Искусство беседы, которым Пушкин владел с блеском, питалось разными истоками, и кружок Карамзина, по-видимому, был одним из них. Во всяком случае мы знаем теперь, что некоторые изречения прославленных французских остроумцев XVIII столетия, воспринятые Пушкиным, получили первоначальное хождение именно в этой среде, давшей, кстати сказать, таких известных в свое время острословов, как Вяземский и Д. Н. Блудов.
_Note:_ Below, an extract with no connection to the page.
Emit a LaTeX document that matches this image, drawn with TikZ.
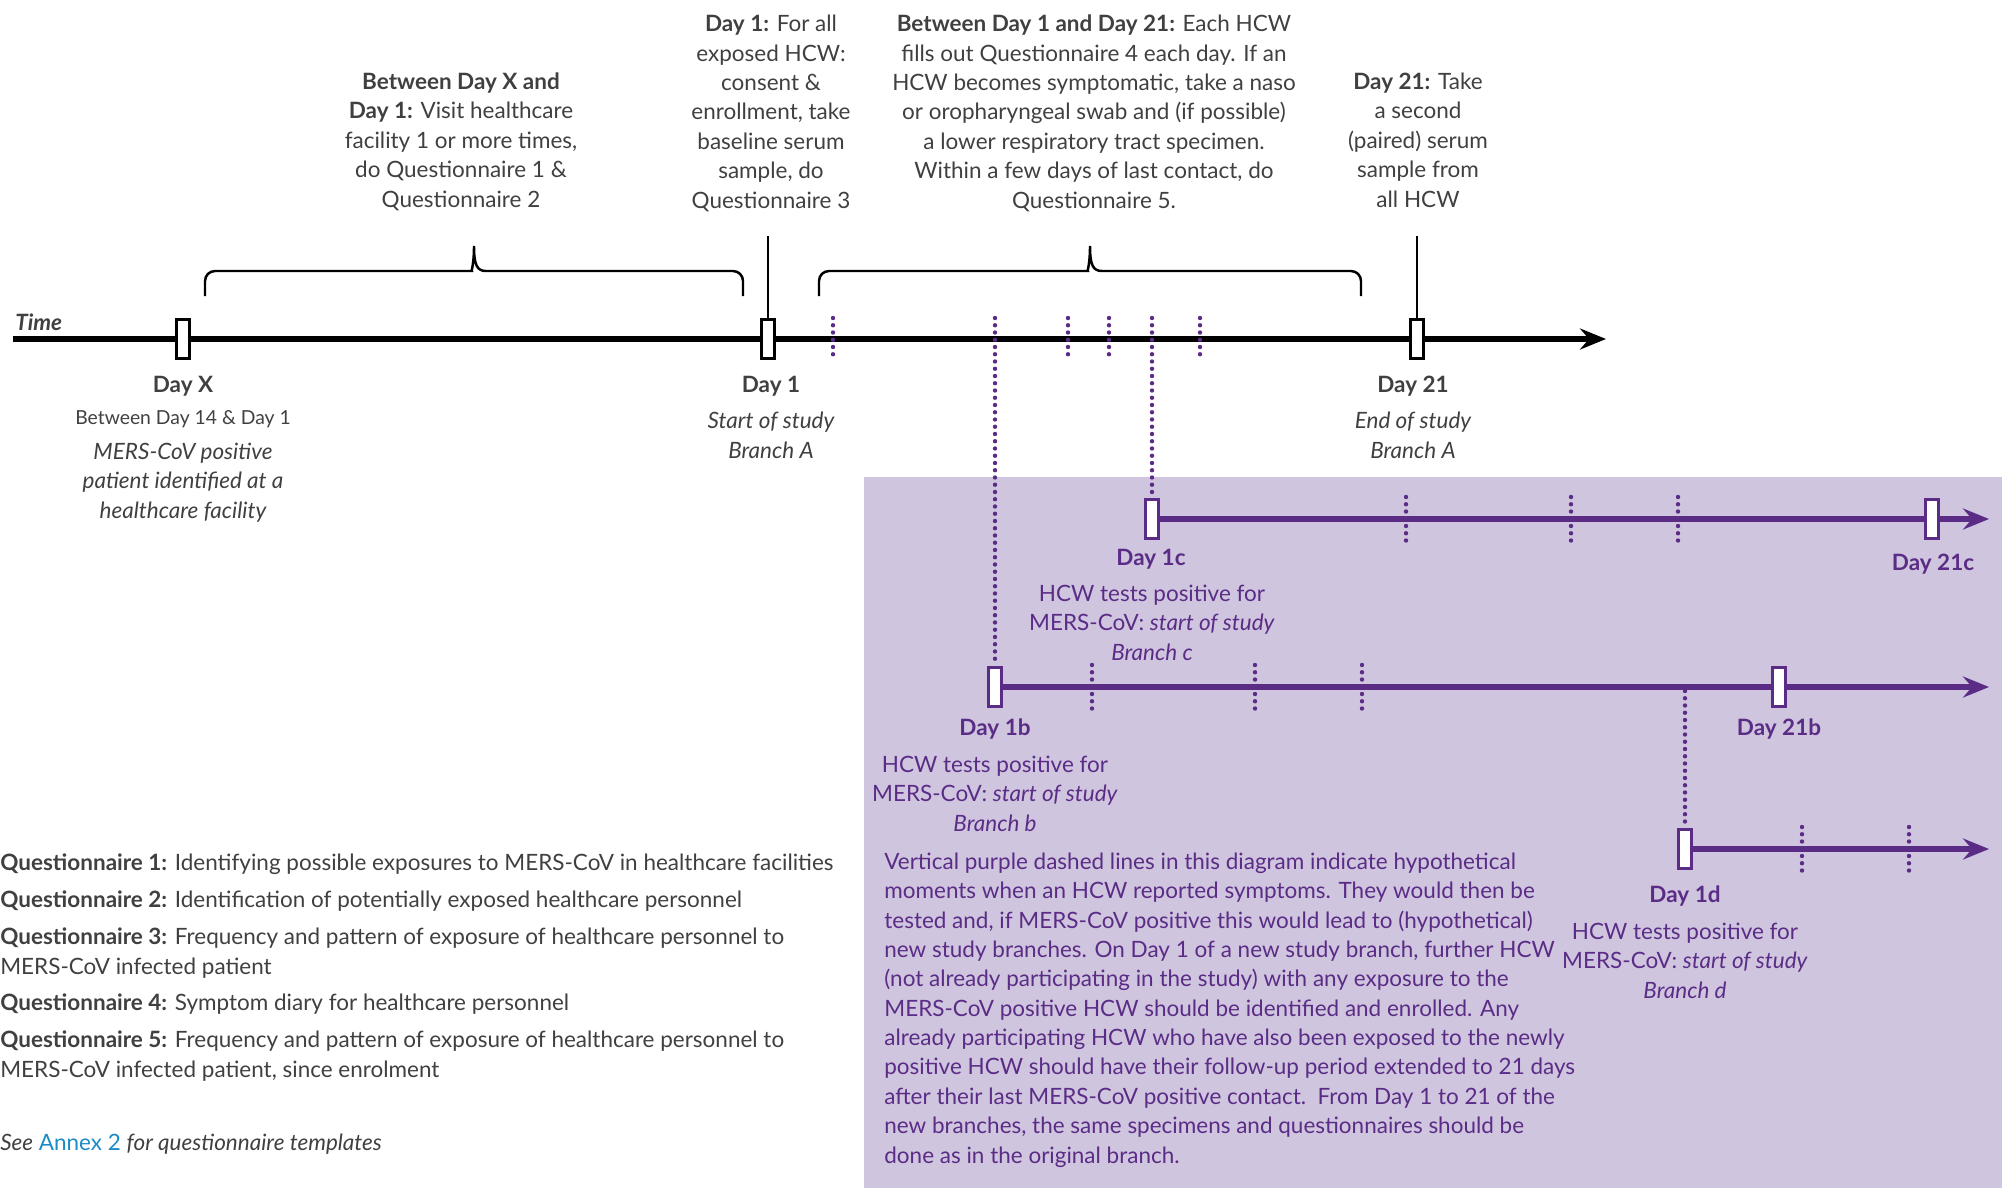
\documentclass[tikz,border=0pt]{standalone}
\usepackage{fontspec}
\setmainfont{Lato}
\usetikzlibrary{arrows.meta}

\definecolor{txtgray}{HTML}{404040}
\definecolor{hcwpurple}{HTML}{5B2C86}
\definecolor{panelpurple}{HTML}{CFC5DF}
\definecolor{annexblue}{HTML}{1B8BC6}

\tikzset{
  txt/.style={text=txtgray, inner sep=0pt, align=center},
  ptxt/.style={text=hcwpurple, inner sep=0pt, align=center},
  daybox/.style={draw=black, line width=1.5pt, fill=white, minimum width=0.27cm, minimum height=0.79cm, inner sep=0pt},
  pbox/.style={daybox, draw=hcwpurple},
  timeline/.style={line width=3.2pt, -{Stealth[length=0.52cm,width=0.42cm,inset=0.18cm]}},
  branch/.style={timeline, draw=hcwpurple, fill=hcwpurple},
  symptom/.style={draw=hcwpurple, line width=2.5pt, line cap=round, dash pattern=on 0pt off 0.145cm},
  brace/.style={line width=1.4pt},
}

\begin{document}
\fontsize{12.8pt}{16.7pt}\selectfont
\begin{tikzpicture}[x=0.02cm, y=-0.02cm]
\useasboundingbox (0,0) rectangle (2002,1188);

% shaded area for the new branches
\fill[panelpurple] (864,477) rectangle (2002,1188);

% main timeline
\coordinate (tl start) at (13,339);
\coordinate (tl end) at (1606,339);
\draw[timeline] (tl start) -- (tl end);
\node[txt, anchor=base west, font=\bfseries\itshape] (time) at (15,330) {Time};

\node[daybox] (dayX) at (183,339) {};
\node[daybox] (day1) at (768,339) {};
\node[daybox] (day21) at (1417,339) {};

% braces
\draw[brace, rounded corners=0.2cm] (205,296) |- (462,271) [sharp corners]
  .. controls (471,271) and (474,265) .. (474,246)
  .. controls (474,265) and (477,271) .. (486,271) [rounded corners=0.2cm] -| (743,296);
\draw[brace, rounded corners=0.2cm] (819,296) |- (1078,271) [sharp corners]
  .. controls (1087,271) and (1090,265) .. (1090,246)
  .. controls (1090,265) and (1093,271) .. (1102,271) [rounded corners=0.2cm] -| (1361,296);
\draw[line width=1.2pt] (768,236) -- (day1.north);
\draw[line width=1.2pt] (1417,236) -- (day21.north);

% texts above the timeline (base = last line)
\node[txt, anchor=base] (prestudy) at (461,207) {\textbf{Between Day X and}\\\textbf{Day 1:} Visit healthcare\\facility 1 or more times,\\do Questionnaire 1 \&\\Questionnaire 2};
\node[txt, anchor=base] (enrol) at (771,208) {\textbf{Day 1:} For all\\exposed HCW:\\consent \&\\enrollment, take\\baseline serum\\sample, do\\Questionnaire 3};
\node[txt, anchor=base] (followup) at (1094,208) {\textbf{Between Day 1 and Day 21:} Each HCW\\fills out Questionnaire 4 each day. If an\\HCW becomes symptomatic, take a naso\\or oropharyngeal swab and (if possible)\\a lower respiratory tract specimen.\\Within a few days of last contact, do\\Questionnaire 5.};
\node[txt, anchor=base] (paired) at (1418,207) {\textbf{Day 21:} Take\\a second\\(paired) serum\\sample from\\all HCW};

% texts below the timeline
\node[txt, anchor=base, font=\bfseries] (dayX lbl) at (183,392) {Day X};
\node[txt, anchor=base, font=\fontsize{11pt}{14pt}\selectfont] (dayX when) at (183,424) {Between Day 14 \& Day 1};
\node[txt, anchor=base, font=\itshape] (dayX note) at (183,518) {MERS-CoV positive\\patient identified at a\\healthcare facility};
\node[txt, anchor=base, font=\bfseries] (day1 lbl) at (771,392) {Day 1};
\node[txt, anchor=base, font=\itshape] (day1 note) at (771,458) {Start of study\\Branch A};
\node[txt, anchor=base, font=\bfseries] (day21 lbl) at (1413,392) {Day 21};
\node[txt, anchor=base, font=\itshape] (day21 note) at (1413,458) {End of study\\Branch A};

% branch c
\draw[branch] (1152,519) -- (1989,519);
\node[pbox] (day1c) at (1152,519) {};
\node[pbox] (day21c) at (1932,519) {};
\node[ptxt, anchor=base, font=\bfseries] (day1c lbl) at (1151,565) {Day 1c};
\node[ptxt, anchor=base, font=\bfseries] (day21c lbl) at (1933,570) {Day 21c};
\node[ptxt, anchor=base] (day1c note) at (1152,660) {HCW tests positive for\\MERS-CoV: \textit{start of study}\\\textit{Branch c}};

% branch b
\draw[branch] (995,687) -- (1989,687);
\node[pbox] (day1b) at (995,687) {};
\node[pbox] (day21b) at (1779,687) {};
\node[ptxt, anchor=base, font=\bfseries] (day1b lbl) at (995,735) {Day 1b};
\node[ptxt, anchor=base, font=\bfseries] (day21b lbl) at (1779,735) {Day 21b};
\node[ptxt, anchor=base] (day1b note) at (995,831) {HCW tests positive for\\MERS-CoV: \textit{start of study}\\\textit{Branch b}};

% branch d
\draw[branch] (1685,849) -- (1989,849);
\node[pbox] (day1d) at (1685,849) {};
\node[ptxt, anchor=base, font=\bfseries] (day1d lbl) at (1685,902) {Day 1d};
\node[ptxt, anchor=base] (day1d note) at (1685,998) {HCW tests positive for\\MERS-CoV: \textit{start of study}\\\textit{Branch d}};

% reported symptoms
\foreach \x in {833,1068,1109,1200}
  \draw[symptom] (\x,318) -- (\x,361);
\draw[symptom] (995,318) -- (day1b.north);
\draw[symptom] (1152,318) -- (day1c.north);
\foreach \x in {1406,1571,1678}
  \draw[symptom] (\x,497) -- (\x,541);
\foreach \x in {1092,1255,1362}
  \draw[symptom] (\x,665) -- (\x,709);
\draw[symptom] (1685,691) -- (day1d.north);
\foreach \x in {1802,1909}
  \draw[symptom] (\x,827) -- (\x,871);

% questionnaires
\node[txt, anchor=base west, align=left] (q1) at (0,870) {\textbf{Questionnaire 1:} Identifying possible exposures to MERS-CoV in healthcare facilities};
\node[txt, anchor=base west, align=left] (q2) at (0,907) {\textbf{Questionnaire 2:} Identification of potentially exposed healthcare personnel};
\node[txt, anchor=base west, align=left] (q3) at (0,974) {\textbf{Questionnaire 3:} Frequency and pattern of exposure of healthcare personnel to\\MERS-CoV infected patient};
\node[txt, anchor=base west, align=left] (q4) at (0,1010) {\textbf{Questionnaire 4:} Symptom diary for healthcare personnel};
\node[txt, anchor=base west, align=left] (q5) at (0,1077) {\textbf{Questionnaire 5:} Frequency and pattern of exposure of healthcare personnel to\\MERS-CoV infected patient, since enrolment};
\node[txt, anchor=base west, align=left] (annex) at (0,1150) {\textit{See} \textcolor{annexblue}{Annex 2} \textit{for questionnaire templates}};

% explanation
\node[ptxt, anchor=base west, align=left] (explain) at (884,1163) {Vertical purple dashed lines in this diagram indicate hypothetical\\moments when an HCW reported symptoms. They would then be\\tested and, if MERS-CoV positive this would lead to (hypothetical)\\new study branches. On Day 1 of a new study branch, further HCW\\(not already participating in the study) with any exposure to the\\MERS-CoV positive HCW should be identified and enrolled. Any\\already participating HCW who have also been exposed to the newly\\positive HCW should have their follow-up period extended to 21 days\\after their last MERS-CoV positive contact.\ \ From Day 1 to 21 of the\\new branches, the same specimens and questionnaires should be\\done as in the original branch.};
\end{tikzpicture}
\end{document}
3. Пушкинская поговорка у Лермонтова

В лермонтовском «Журналисте, читателе и писателе» в монологе Журналиста есть строки:

Войдите в наше положенье!
Читает нас и низший круг;
Нагая резкость выраженья
Не всякий оскорбляет слух;
Приличья, вкус — все так условно;
А деньги все ведь платят ровно!!!
Э. Г. Герштейн впервые обратила внимание на то, что для речевой характеристики Журналиста Лермонтов воспользовался ходовым выражением, употребительным в кружке Карамзиных. В августе 1840 г. Вяземский вспоминал его как «старую прибаутку». «Войдите в мое положение! — голос значительно возвысить на слоге „же“. Эта фраза с этим ударением была в большой моде прошлым летом у Карамзиных и пущена в ход, кажется, Лермонтовым»[22].

Между тем есть и иное свидетельство о происхождении этого выражения, 5 мая 1846 г. Плетнев писал Я. К. Гроту: «Приготовься видеть в № 6 „Современника“ одни учено-сериозные статьи без малейшей примеси легкого чтения. Я знаю, что ты будешь бранить меня. Но войди в мое положение (как любил в таких случаях говаривать покойный Пушкин)…»[23].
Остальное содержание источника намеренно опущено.